A question was bugging me: “How on earth can senior leaders support subject leaders with developing the curriculum in subjects beyond the senior leaders’ own subject specialisms?”

Consequently, a few months ago I published this tweet:

The response to the tweet was emphatic. I had clearly surfaced an important issue.

As the tweet suggests, some senior leaders use the language of holding subject leaders to account for the curriculum. That attitude is tinged with awful arrogance, because nine times out of ten you’ll find that the senior leader who is line managing the subject is a novice in the subject.

I have a CSE grade 1 German qualification from 1980. I remember “Ich fahre mit dem Zug nach Brighton” (“I travel by train to Brighton”), that “gegen means “against” and gegenuber” means “opposite.” But that is about it. I line manage the Languages department, which is led by Cherry Bailey, a brilliant subject leader with a double honours degree from Cambridge in German and Russian.

I am the proverbial chocolate teapot in terms of helping this sparkling subject leader develop the Languages curriculum.

So Mary Myatt and I have been interviewing some remarkable subject leaders about curriculum development. We are really interested in the Key Stage 3 curriculum, where there is space to make nuanced decisions about what is taught when to whom. Mary has dubbed it the intellectual powerhouse of the school.

If you develop a rich and challenging Key Stage 3 curriculum it does two things. It provides a solid foundation for GCSEs, but, more importantly, it provides a powerful educational experience for all students, but especially for those young people who do not study some subjects beyond the age of 13/14. It is a genuine entitlement.

As Mary outlined in two recent blog posts (here and here), we have learnt a huge amount about the process of curriculum development and about the essence of the individual subjects themselves. Each subject chapter provides a starting point for further discussion of what we should teach students in our schools. We have collated the heart of each conversation in a new book called Huh: Curriculum conversations between subject and senior leaders.

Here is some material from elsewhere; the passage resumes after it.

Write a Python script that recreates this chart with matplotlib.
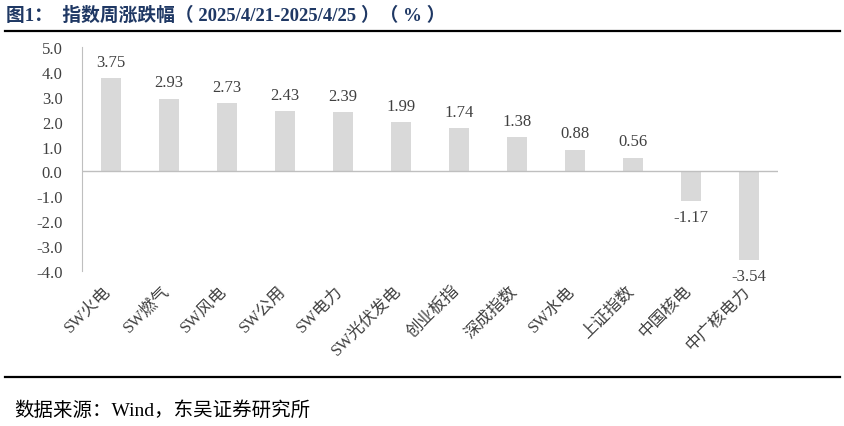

It will be published in September.

And this is what I feel now, having nearly completed this project:

  • I wish I had made the effort to find out more about the curriculum 18 years ago, when I first became a headteacher, rather than in the weeks leading up to my retirement;
  • Senior leaders have to approach this work with genuine humility and need to listen closely to subject experts;
  • Senior leaders have a professional obligation to improve their own knowledge of the curriculum, guided by the subject experts;
  • This is not about accountability, it is about professional development of all staff in a collaborative spirit…curriculum development really is teacher development.